Since its founding by Arne Glimcher in 1960, Pace has developed a distinguished legacy as an artist-first gallery that mounts seminal historical and contemporary exhibitions. Under the current leadership of President and CEO Marc Glimcher, Pace continues to support its artists and share their visionary work with audiences worldwide by remaining at the forefront of innovation. Now in its seventh decade, the gallery advances its mission through a robust global program—comprising exhibitions, artist projects, public installations, institutional collaborations, performances, and interdisciplinary projects.
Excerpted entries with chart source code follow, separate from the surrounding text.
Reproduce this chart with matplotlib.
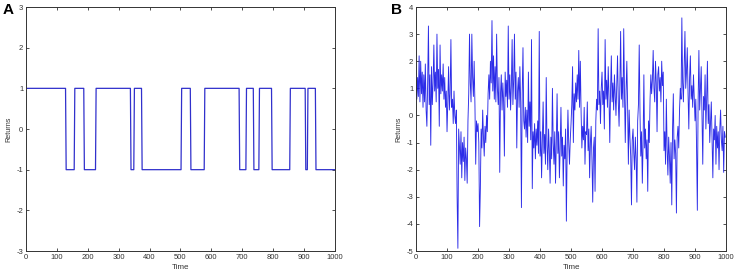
import numpy as np
import matplotlib
matplotlib.use("Agg")
import matplotlib.pyplot as plt

plt.rcParams['axes.unicode_minus'] = False
plt.rcParams['font.family'] = ['Liberation Sans', 'DejaVu Sans']

# ---------------- data ----------------
# Panel A: regime (+1 / -1) switch times
regime_start_value = 1
switch_times = [129, 157, 188, 226, 339, 350, 375, 503, 533, 578,
                691, 713, 737, 755, 796, 855, 905, 912, 938]
n_time = 1000

b_step = 2.5
returns_b = [
    1.3, 0.6, 1.4, 0.7, 2.2, 0.5, 2.0, 0.8, 1.6, 0.3, 1.5, 0.5, 1.9, 0.2, -0.4, 1.2, 3.3, 0.4, 1.5, -1.1,
    1.8, 0.4, 1.2, 2.6, 0.9, 1.6, 0.5, 3.0, 1.0, 1.7, -0.4, 2.6, 0.8, 1.5, 0.9, 1.9, 0.6, 1.4, 0.3, 0.9,
    -0.6, 0.5, 1.8, 0.2, 0.8, 2.8, 0.3, 0.6, -0.3, 0.9, 0.0, -0.3, 0.2, -3.0, -4.9, -0.5, -1.2, -1.8, -0.6, -2.3,
    -1.0, -1.7, -0.8, -2.4, -1.2, -1.6, -2.5, -0.2, 0.8, 3.0, 1.2, 0.5, 3.0, 1.4, 0.7, 2.0, 0.4, -1.8, -0.2, -0.6,
    -0.3, -1.0, -4.1, -2.7, -0.5, -1.2, 0.2, -0.8, -1.5, -0.4, -1.0, 0.0, -0.6, 0.8, 1.5, 0.6, 2.0, 1.2, 3.5, 0.9,
    2.2, 0.6, 1.8, 0.5, 3.0, 1.0, 0.4, 1.4, -2.1, 0.8, 1.5, 0.2, 1.2, 0.5, -1.5, 1.6, 0.7, 1.3, 0.3, 3.3,
    0.6, 1.5, 0.2, 1.1, 2.8, 0.4, 1.3, 3.0, 0.6, 1.6, -1.2, 0.9, 1.4, 0.3, 1.8, 0.5, -3.4, 0.8, 2.5, -0.2,
    -0.5, 0.3, -0.8, 0.2, -1.0, 1.6, -0.4, 0.5, -0.9, 2.8, -2.7, -0.6, -1.2, -0.3, -1.6, -0.5, -1.1, -0.2, -1.4, 3.1,
    -1.5, -0.6, -2.3, -0.9, 0.5, -1.4, -0.7, -1.8, 1.4, -1.1, -2.0, -0.5, -1.3, -2.5, -0.8, -1.6, 1.0, -1.0, -1.8, -0.6,
    -2.5, -1.0, 0.8, -1.4, -0.6, -2.3, -1.2, 0.3, -1.5, -0.8, -2.6, -1.1, -1.6, -0.5, -3.9, -1.3, 0.2, -1.0, -1.8, -0.9,
    -0.3, 0.4, 1.8, -1.0, 0.8, 0.2, 1.2, 0.5, 1.5, 0.6, 2.4, 0.3, 2.0, 0.1, -1.2, -0.4, -0.9, 0.3, -1.8, -0.6,
    -0.7, 0.5, -1.3, -0.5, -2.3, -1.0, -0.4, -1.6, -3.2, -1.2, -0.8, -2.8, -0.2, 0.6, 0.2, 3.2, 0.4, 0.9, -0.3, 1.0,
    1.6, 0.4, 0.9, -0.5, 2.8, 0.6, 1.3, 0.3, 1.8, 0.7, -1.0, 0.9, 2.2, 0.5, 1.2, 0.2, 1.5, 0.8, 0.0, 1.1,
    2.2, 0.5, -0.4, 1.1, 3.1, 0.6, 1.4, 0.3, 3.2, 0.8, -1.0, 0.9, 2.0, 0.4, -1.8, 0.2, -0.8, -1.5, -3.3, -0.9,
    -0.5, -1.4, -2.0, -0.8, -1.6, -3.2, -0.2, 0.4, 2.6, 0.1, -1.5, -0.6, -2.5, -1.0, 1.5, -1.2, -0.5, -1.6, -0.9, -2.8,
    -0.2, -1.0, 0.6, 1.5, 0.8, 1.3, 2.4, 1.0, 0.5, 2.0, 1.2, -0.6, 1.5, 1.8, 0.9, 1.4, 0.5, 2.0, 1.1, 1.6,
    -1.3, -0.6, -1.8, 0.6, -1.2, -2.2, -0.8, -1.5, -2.5, -1.0, -3.3, -0.5, 0.8, -1.6, -0.9, -1.4, -3.6, -0.8, -0.4, -1.2,
    0.2, 1.0, 0.6, 3.6, 1.2, 0.5, 1.8, 3.1, 1.0, 1.6, 2.5, 0.8, -0.5, 1.4, 2.2, 0.6, 1.1, 0.3, 1.5, 0.7,
    -0.2, 0.6, -1.2, -3.5, 0.5, 2.4, 0.2, 1.0, 1.8, 0.1, -1.8, 0.7, 0.2, 1.5, -0.5, 0.6, 2.0, -0.3, 0.4, -1.0,
    -0.3, 0.5, -1.0, -2.3, -0.5, -0.9, 0.0, -1.8, -0.4, -1.2, -0.6, -2.0, -0.5, 0.2, -0.9, -1.3, -0.4, -2.1, -0.6, -0.8,
]

x_ticks = list(range(0, 1001, 100))
y_ticks_a = list(range(-3, 4))
y_ticks_b = list(range(-5, 5))

# ---------------- build panel A series ----------------
t_a = np.arange(n_time + 1)
vals_a = np.empty(n_time + 1)
state = regime_start_value
prev = 0
for s in switch_times + [n_time + 1]:
    vals_a[prev:s] = state
    if s <= n_time:
        vals_a[s] = 0  # transition sample
    prev = s + 1
    state = -state

t_b = np.arange(len(returns_b)) * b_step

# ---------------- figure ----------------
fig = plt.figure(figsize=(7.37, 2.72), dpi=100)
line_a_color = '#3030cc'
line_b_color = '#1515e6'
axis_color = '#333333'

def style(ax, yt, ylim):
    ax.set_xlim(0, 1000)
    ax.set_ylim(*ylim)
    ax.set_xticks(x_ticks)
    ax.set_yticks(yt)
    ax.tick_params(direction='in', top=True, right=True, length=2.5,
                   width=0.6, labelsize=5.5, colors=axis_color, pad=2)
    for sp in ax.spines.values():
        sp.set_color(axis_color)
        sp.set_linewidth(0.7)
    ax.set_xlabel('Time', fontsize=5.8, labelpad=2, color=axis_color)
    ax.set_ylabel('Returns', fontsize=5.2, labelpad=3, color=axis_color)

axA = fig.add_axes([0.0353, 0.0772, 0.419, 0.897])
axA.plot(t_a, vals_a, color=line_a_color, lw=0.9)
style(axA, y_ticks_a, (-3, 3))

axB = fig.add_axes([0.5645, 0.0772, 0.4206, 0.897])
axB.plot(t_b, returns_b, color=line_b_color, lw=0.65, alpha=0.9)
style(axB, y_ticks_b, (-5, 4))

fig.text(0.003, 0.99, 'A', fontsize=11, fontweight='bold', va='top', ha='left')
fig.text(0.530, 0.99, 'B', fontsize=11, fontweight='bold', va='top', ha='left')

fig.savefig('out.png', dpi=100)
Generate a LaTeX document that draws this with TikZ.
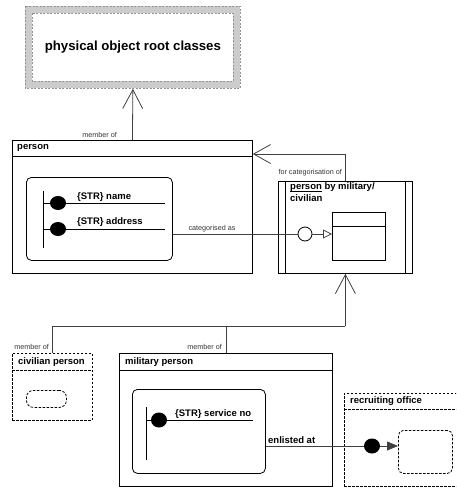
\documentclass[tikz,border=0pt]{standalone}
\usepackage{fontspec}
\setmainfont{Liberation Sans}
\usetikzlibrary{arrows.meta,shapes.geometric}
% underline a word just below its baseline
\newcommand\ulword[1]{\setbox0\hbox{#1}\rlap{\rule[-1.6pt]{\wd0}{0.6pt}}#1}
\begin{document}
\begin{tikzpicture}[x=1pt,y=-1pt,
  box/.style={draw, line width=0.8pt, rectangle, inner sep=0pt, anchor=north west},
  dbox/.style={box, dash pattern=on 2.5pt off 1.5pt},
  rbox/.style={box, rounded corners=5pt},
  drbox/.style={dbox, rounded corners=5pt},
  title/.style={font=\fontsize{9.5}{12}\selectfont\bfseries, inner sep=0pt, anchor=west},
  lbl/.style={font=\fontsize{7.2}{8}\selectfont, text=black!80, inner sep=0pt},
  conn/.style={draw=black!75, line width=0.8pt},
  barb/.style={conn, -{Straight Barb[length=19pt,width=20pt]}},
  attr/.style={line width=0.8pt},
  blob/.style={fill=black}
]
\clip (0,0) rectangle (456,488);

% ---- root classes box with grey band
\node[box, draw=none, minimum width=215pt, minimum height=82pt] (root) at (25,6) {};
\fill[gray!40] (25,6) rectangle (240,88);
\fill[white] (32,13) rectangle (233,81);
\draw[gray!85, line width=0.7pt, dash pattern=on 2pt off 1.5pt] (25,6) rectangle (240,88);
\draw[gray!85, line width=0.7pt, dash pattern=on 2pt off 1.5pt] (32,13) rectangle (233,81);
\node[font=\fontsize{13.2}{15}\selectfont\bfseries, inner sep=0pt] (roottext) at (root.center) {physical object root classes};

% ---- person
\node[box, minimum width=240pt, minimum height=133pt] (person) at (12,140) {};
\draw[line width=0.8pt] (12,156) -- (252,156);
\node[title] (persontitle) at (17,148) {person};
\node[rbox, minimum width=146pt, minimum height=83pt] (pinner) at (26,177) {};
\draw[attr] (43,191) -- (43,248);
\draw[attr] (43,203) -- (165,203);
\draw[attr] (43,229) -- (165,229);
\fill[blob] (58,203) ellipse (8pt and 7pt);
\fill[blob] (58,229) ellipse (8pt and 7pt);
\node[title] (aname) at (77,197) {\{STR\} name};
\node[title] (aaddr) at (77,222) {\{STR\} address};

% ---- categorisation box
\node[box, minimum width=134pt, minimum height=92pt] (cat) at (278,181) {};
\draw[line width=0.8pt] (285,181) -- (285,273);
\draw[line width=0.8pt] (405,181) -- (405,273);
\node[title, anchor=north west, align=left] (cattitle) at (290,182.5) {\ulword{person} by military/\\civilian};
\node[box, minimum width=53pt, minimum height=48pt] (catinner) at (332,212) {};
\draw[line width=0.8pt] (332,226) -- (385,226);

% ---- civilian person
\node[dbox, minimum width=80pt, minimum height=67pt] (civ) at (12,353) {};
\draw[line width=0.8pt, dash pattern=on 2.5pt off 1.5pt] (12,370) -- (92,370);
\node[title] (civtitle) at (18,362) {civilian person};
\node[dbox, rounded corners=7pt, minimum width=40pt, minimum height=17pt] (civinner) at (26,390) {};

% ---- military person
\node[box, minimum width=213pt, minimum height=133pt] (mil) at (119,353) {};
\draw[line width=0.8pt] (119,370) -- (332,370);
\node[title] (miltitle) at (125,362) {military person};
\node[rbox, minimum width=133pt, minimum height=84pt] (milinner) at (132,389) {};
\draw[attr] (146,407) -- (146,460);
\draw[attr] (146,420) -- (253,420);
\fill[blob] (159,420) ellipse (8pt and 7.5pt);
\node[title] (aserv) at (175,414) {\{STR\} service no};

% ---- recruiting office
\node[dbox, minimum width=130pt, minimum height=93pt] (rec) at (344,393) {};
\draw[line width=0.8pt, dash pattern=on 2.5pt off 1.5pt] (344,409) -- (474,409);
\node[title] (rectitle) at (350,401) {recruiting office};
\node[drbox, minimum width=54pt, minimum height=43pt] (recinner) at (398,430) {};

% ---- connectors
\draw[barb] (person.north) -- (root.south);
\node[lbl, anchor=east] (m1) at (117,135) {member of};

\draw[conn, -{Straight Barb[length=17pt,width=19pt]}] (cat.north) |- (person.east |- 0,154);
\node[lbl, anchor=east] (m2) at (342,173) {for categorisation of};

\node[draw=black, line width=0.8pt, circle, minimum size=14pt, inner sep=0pt] (circ) at (305,234) {};
\draw[conn] (pinner.east |- circ) -- (circ.west);
\draw[conn, -{Triangle[open, length=9pt, width=9pt]}] (circ.east) -- (catinner.west |- circ);
\node[lbl] (m3) at (212,229) {categorised as};

\coordinate (j) at (cat.south |- 0,326);
\draw[conn] (civ.north) |- (j);
\draw[barb] (j) -- (cat.south);
\draw[conn] (mil.north) -- (mil.north |- j);
\node[lbl, anchor=east] (m4) at (49,347) {member of};
\node[lbl, anchor=east] (m5) at (222,347) {member of};

\node[fill=black, ellipse, minimum width=16pt, minimum height=15pt, inner sep=0pt] (dot) at (372,446) {};
\draw[conn] (milinner.east |- dot) -- (dot.west);
\draw[conn, -{Triangle[length=11pt, width=9pt]}] (dot.east) -- (recinner.west |- dot);
\node[title] (m6) at (268,440) {enlisted at};
\end{tikzpicture}
\end{document}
Pace has a legacy in art bookmaking and has published over five hundred titles in close collaboration with artists, with a focus on original scholarship and on introducing new voices to the art historical canon.

The gallery has also spearheaded explorations into the intersection of art and technology through its new business models, exhibition interpretation tools, and representation of artists cultivating advanced studio practices. Pace’s presence in Silicon Valley since 2016 has bolstered its longstanding support of experimental practices and digital artmaking. As part of its commitment to innovative, technologically engaged artists within and beyond its program, Pace launched its own dedicated NFT platform, Pace Verso, in November 2021. The gallery’s past NFT projects have spotlighted digital works by Glenn Kaino, DRIFT, Lucas Samaras, Simon Denny, Urs Fischer, John Gerrard, and other artists.

Today, Pace has nine locations worldwide including London, Geneva, a strong foothold in Palo Alto, and two galleries in New York—its headquarters at 540 West 25th Street, which welcomed almost 120,000 visitors and programmed 20 shows in its first six months, and an adjacent 8,000 sq. ft. exhibition space at 510 West 25th Street. Pace was one of the first international galleries to establish outposts in Asia, where it operates permanent gallery spaces in Hong Kong and Seoul, as well as an office and viewing room in Beijing. In 2020, Pace opened temporary exhibition spaces in East Hampton and Palm Beach, with continued programming on a seasonal basis.